Michael C. here to take a shot at one of the curious questions that came out of the Oscar nominations.
A little over a year ago I published a post in which I tried to determine just how bad could a film be and still make the big category. In an attempt to squeeze popular opinion into chart form I subjected the last decade of nominees to an extremely unscientific examination wherein I averaged their Metacritic rating with their Rotten Tomatoes rating to come up with a rough measurement of a film’s critical reception. You can read the full post here but one of the main conclusions I reached was that the Best Picture minimum was set right about the 60% mark. This was the average Blind Side and The Reader, the two worst reviewed nominees, had received. It was a result that jibed pretty well with intuition. It’s tough to think of a nominee that received a resoundingly negative reception.
But this then begs the question: How exactly did Extremely Loud and Incredibly Close manage a Best Picture nomination? I know critics don't get a vote but rarely, if ever, has the gap between the two been this glaring.
Extremely Loud’s reception was unambiguously negative. It scored a 46% on both Metacritic and the Tomatometer. (For perspective Mr. Popper’s Penguin scored a 48%) And this wasn’t a case of malcontent critics raging against a popular success. Its first weekend of wide release saw it finish 4th behind Mark Wahlberg’s Contraband and it actually declined the weekend following its surprise nomination slipping to 6th place. This was not a path to success paved with box office dollars.
The case could be made that this kind of nomination was inevitable with an expanded Best Picture line up. There is no doubt a lot of truth to that, but even so, this remains a pretty remarkable occurrence. Maybe you can help me out in the comments but I can’t think of a single example from the past few decades where a negatively reviewed film was nominated. Even those like Godfather III, whose reputations have since collapsed, received some acclaim at the time (it still sits at a fresh 68% on RT)
So what then? Oscar hasn’t had any trouble saying no to Hanks before. Is it the Important Subject Matter? That didn’t help Oliver Stone’s World Trade Center any. Is Stephen Daldry’s charmed Oscar history the result of some pact with the devil and/or Harvey Weinstein? I’m not dismissing the idea out of hand.
Here’s my theory: Extremely Loud’s reviews were so negative that it actually helped the movie. With so much else to write about in the year-end glut, and with the consensus apparently so definitive, there was no debate necessary. The critics just filed their negative reviews (“25th Hour as directed by Care Bears” Good one, Kurt) and then clapped their hands together, “That’s that”, and moved on to the pressing business of the day such as writing about the backlash against the backlash against The Artist.
Then in late December/ early January when a lot of voters finally got around to watching those screeners, and reached, weeping, for their ballots, there was no deafening bad buzz to dissuade them. Voting doesn’t take place in a cocoon.
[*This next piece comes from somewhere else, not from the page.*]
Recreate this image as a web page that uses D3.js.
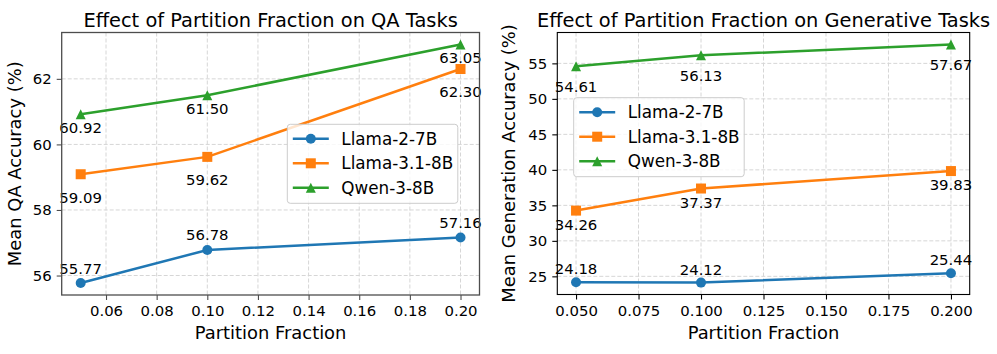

I’m betting a more intense debate about the film shortcomings would have driven down its vote tally, either because voters reevaluated their opinions, or because they assumed their vote would be wasted on a film that wasn’t going anywhere. Without that debate hundreds of critics Tuesday morning were left holding their negative reviews like Ratatouille’s Anton Ego wondering, “How could it be popular?”
Anyway, that’s my hunch. Maybe I’m overthinking this one and it’s as simple as more slots equals a lowered bar. Let me know what you think in the comments.